[Dataset entries]
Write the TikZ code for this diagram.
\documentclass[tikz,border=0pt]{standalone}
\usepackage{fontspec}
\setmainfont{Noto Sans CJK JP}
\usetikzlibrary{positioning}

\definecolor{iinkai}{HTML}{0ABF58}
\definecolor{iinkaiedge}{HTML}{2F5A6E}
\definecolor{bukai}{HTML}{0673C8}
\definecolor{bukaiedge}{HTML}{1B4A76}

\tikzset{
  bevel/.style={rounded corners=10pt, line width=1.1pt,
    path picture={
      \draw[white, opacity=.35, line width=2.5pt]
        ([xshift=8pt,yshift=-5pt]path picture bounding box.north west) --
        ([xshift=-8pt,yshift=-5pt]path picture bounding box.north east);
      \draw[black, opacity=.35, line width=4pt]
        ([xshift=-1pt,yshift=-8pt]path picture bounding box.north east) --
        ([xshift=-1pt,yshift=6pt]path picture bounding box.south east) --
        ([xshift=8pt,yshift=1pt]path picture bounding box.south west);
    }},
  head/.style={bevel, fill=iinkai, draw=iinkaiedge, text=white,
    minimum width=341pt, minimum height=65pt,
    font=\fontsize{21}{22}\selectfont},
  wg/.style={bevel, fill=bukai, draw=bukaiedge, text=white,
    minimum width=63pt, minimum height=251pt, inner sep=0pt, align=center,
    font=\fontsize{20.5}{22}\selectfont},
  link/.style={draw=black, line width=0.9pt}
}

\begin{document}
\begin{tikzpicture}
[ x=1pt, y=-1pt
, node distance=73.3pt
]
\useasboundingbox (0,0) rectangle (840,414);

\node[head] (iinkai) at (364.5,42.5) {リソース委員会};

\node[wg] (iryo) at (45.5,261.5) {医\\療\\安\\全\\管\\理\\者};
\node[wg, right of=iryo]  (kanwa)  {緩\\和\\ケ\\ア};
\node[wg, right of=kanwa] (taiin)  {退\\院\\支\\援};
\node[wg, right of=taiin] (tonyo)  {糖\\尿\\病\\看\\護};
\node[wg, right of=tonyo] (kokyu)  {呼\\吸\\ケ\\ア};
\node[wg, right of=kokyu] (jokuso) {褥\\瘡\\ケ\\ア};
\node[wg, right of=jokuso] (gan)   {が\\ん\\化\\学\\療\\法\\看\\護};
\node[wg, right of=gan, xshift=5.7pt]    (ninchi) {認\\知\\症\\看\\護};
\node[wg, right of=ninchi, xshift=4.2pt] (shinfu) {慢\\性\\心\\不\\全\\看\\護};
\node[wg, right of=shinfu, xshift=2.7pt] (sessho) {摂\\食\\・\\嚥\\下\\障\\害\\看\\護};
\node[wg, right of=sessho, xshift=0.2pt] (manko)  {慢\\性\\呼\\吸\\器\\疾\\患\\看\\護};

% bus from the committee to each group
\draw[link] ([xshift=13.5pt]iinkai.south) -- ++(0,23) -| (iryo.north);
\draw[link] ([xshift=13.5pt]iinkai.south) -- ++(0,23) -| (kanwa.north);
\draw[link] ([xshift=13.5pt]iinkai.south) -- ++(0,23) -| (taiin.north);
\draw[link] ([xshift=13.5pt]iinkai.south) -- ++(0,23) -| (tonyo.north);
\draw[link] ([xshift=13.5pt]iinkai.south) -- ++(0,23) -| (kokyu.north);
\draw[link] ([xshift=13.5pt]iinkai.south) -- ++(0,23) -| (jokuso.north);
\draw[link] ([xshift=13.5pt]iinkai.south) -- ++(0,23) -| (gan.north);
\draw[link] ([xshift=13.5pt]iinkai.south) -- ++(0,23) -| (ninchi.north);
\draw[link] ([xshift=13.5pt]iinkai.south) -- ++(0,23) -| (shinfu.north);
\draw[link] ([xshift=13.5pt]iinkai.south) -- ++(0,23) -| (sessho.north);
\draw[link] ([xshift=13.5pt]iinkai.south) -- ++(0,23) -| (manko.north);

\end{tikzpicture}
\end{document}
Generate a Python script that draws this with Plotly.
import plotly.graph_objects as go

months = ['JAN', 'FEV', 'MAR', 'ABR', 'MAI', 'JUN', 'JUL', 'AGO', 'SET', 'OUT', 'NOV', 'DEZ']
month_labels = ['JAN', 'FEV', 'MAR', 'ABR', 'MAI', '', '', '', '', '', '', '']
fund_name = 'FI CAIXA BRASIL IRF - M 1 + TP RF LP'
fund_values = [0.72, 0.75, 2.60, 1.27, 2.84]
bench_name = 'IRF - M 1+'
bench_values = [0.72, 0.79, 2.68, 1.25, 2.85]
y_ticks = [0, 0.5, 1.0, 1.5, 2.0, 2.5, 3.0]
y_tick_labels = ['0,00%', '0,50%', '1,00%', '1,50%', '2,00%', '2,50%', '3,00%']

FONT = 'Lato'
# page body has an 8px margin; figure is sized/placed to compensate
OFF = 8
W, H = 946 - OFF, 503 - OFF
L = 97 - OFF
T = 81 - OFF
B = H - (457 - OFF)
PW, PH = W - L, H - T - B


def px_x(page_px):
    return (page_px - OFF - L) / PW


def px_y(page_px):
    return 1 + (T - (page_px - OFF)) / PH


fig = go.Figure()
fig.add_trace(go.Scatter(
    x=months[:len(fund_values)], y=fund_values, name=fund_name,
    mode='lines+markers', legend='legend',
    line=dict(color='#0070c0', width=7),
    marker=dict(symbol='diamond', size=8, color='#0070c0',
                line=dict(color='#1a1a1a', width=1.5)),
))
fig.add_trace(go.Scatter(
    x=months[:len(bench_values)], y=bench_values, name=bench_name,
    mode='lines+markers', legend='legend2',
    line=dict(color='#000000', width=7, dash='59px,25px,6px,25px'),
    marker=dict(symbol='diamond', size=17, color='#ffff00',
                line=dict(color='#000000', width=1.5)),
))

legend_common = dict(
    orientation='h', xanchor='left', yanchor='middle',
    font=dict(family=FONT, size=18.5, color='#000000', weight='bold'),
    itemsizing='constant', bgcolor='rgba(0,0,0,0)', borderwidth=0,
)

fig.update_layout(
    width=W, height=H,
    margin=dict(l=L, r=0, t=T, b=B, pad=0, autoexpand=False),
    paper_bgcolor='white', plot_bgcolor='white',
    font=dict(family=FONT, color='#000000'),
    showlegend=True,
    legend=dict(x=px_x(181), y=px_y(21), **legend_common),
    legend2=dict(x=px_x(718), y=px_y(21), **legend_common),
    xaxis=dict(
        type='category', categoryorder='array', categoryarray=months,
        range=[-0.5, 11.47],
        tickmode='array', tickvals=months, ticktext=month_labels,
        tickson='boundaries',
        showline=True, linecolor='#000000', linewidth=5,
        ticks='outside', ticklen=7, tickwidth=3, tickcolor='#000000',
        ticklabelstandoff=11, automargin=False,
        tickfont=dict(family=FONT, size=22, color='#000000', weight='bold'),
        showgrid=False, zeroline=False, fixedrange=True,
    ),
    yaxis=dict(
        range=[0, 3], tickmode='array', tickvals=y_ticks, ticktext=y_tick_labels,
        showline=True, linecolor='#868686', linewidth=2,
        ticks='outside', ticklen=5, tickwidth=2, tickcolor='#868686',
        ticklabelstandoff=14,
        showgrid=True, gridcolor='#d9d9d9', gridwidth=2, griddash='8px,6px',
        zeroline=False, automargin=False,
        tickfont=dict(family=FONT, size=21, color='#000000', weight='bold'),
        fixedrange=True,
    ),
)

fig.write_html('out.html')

* **Given task**
Reproduce verbatim the range of lines that opens the records and closes with the line containing "right of=sessho, xshift=0.2pt]". Omit everything after it.

* **Task response**
Write the TikZ code for this diagram.
\documentclass[tikz,border=0pt]{standalone}
\usepackage{fontspec}
\setmainfont{Noto Sans CJK JP}
\usetikzlibrary{positioning}

\definecolor{iinkai}{HTML}{0ABF58}
\definecolor{iinkaiedge}{HTML}{2F5A6E}
\definecolor{bukai}{HTML}{0673C8}
\definecolor{bukaiedge}{HTML}{1B4A76}

\tikzset{
  bevel/.style={rounded corners=10pt, line width=1.1pt,
    path picture={
      \draw[white, opacity=.35, line width=2.5pt]
        ([xshift=8pt,yshift=-5pt]path picture bounding box.north west) --
        ([xshift=-8pt,yshift=-5pt]path picture bounding box.north east);
      \draw[black, opacity=.35, line width=4pt]
        ([xshift=-1pt,yshift=-8pt]path picture bounding box.north east) --
        ([xshift=-1pt,yshift=6pt]path picture bounding box.south east) --
        ([xshift=8pt,yshift=1pt]path picture bounding box.south west);
    }},
  head/.style={bevel, fill=iinkai, draw=iinkaiedge, text=white,
    minimum width=341pt, minimum height=65pt,
    font=\fontsize{21}{22}\selectfont},
  wg/.style={bevel, fill=bukai, draw=bukaiedge, text=white,
    minimum width=63pt, minimum height=251pt, inner sep=0pt, align=center,
    font=\fontsize{20.5}{22}\selectfont},
  link/.style={draw=black, line width=0.9pt}
}

\begin{document}
\begin{tikzpicture}
[ x=1pt, y=-1pt
, node distance=73.3pt
]
\useasboundingbox (0,0) rectangle (840,414);

\node[head] (iinkai) at (364.5,42.5) {リソース委員会};

\node[wg] (iryo) at (45.5,261.5) {医\\療\\安\\全\\管\\理\\者};
\node[wg, right of=iryo]  (kanwa)  {緩\\和\\ケ\\ア};
\node[wg, right of=kanwa] (taiin)  {退\\院\\支\\援};
\node[wg, right of=taiin] (tonyo)  {糖\\尿\\病\\看\\護};
\node[wg, right of=tonyo] (kokyu)  {呼\\吸\\ケ\\ア};
\node[wg, right of=kokyu] (jokuso) {褥\\瘡\\ケ\\ア};
\node[wg, right of=jokuso] (gan)   {が\\ん\\化\\学\\療\\法\\看\\護};
\node[wg, right of=gan, xshift=5.7pt]    (ninchi) {認\\知\\症\\看\\護};
\node[wg, right of=ninchi, xshift=4.2pt] (shinfu) {慢\\性\\心\\不\\全\\看\\護};
\node[wg, right of=shinfu, xshift=2.7pt] (sessho) {摂\\食\\・\\嚥\\下\\障\\害\\看\\護};
\node[wg, right of=sessho, xshift=0.2pt] (manko)  {慢\\性\\呼\\吸\\器\\疾\\患\\看\\護};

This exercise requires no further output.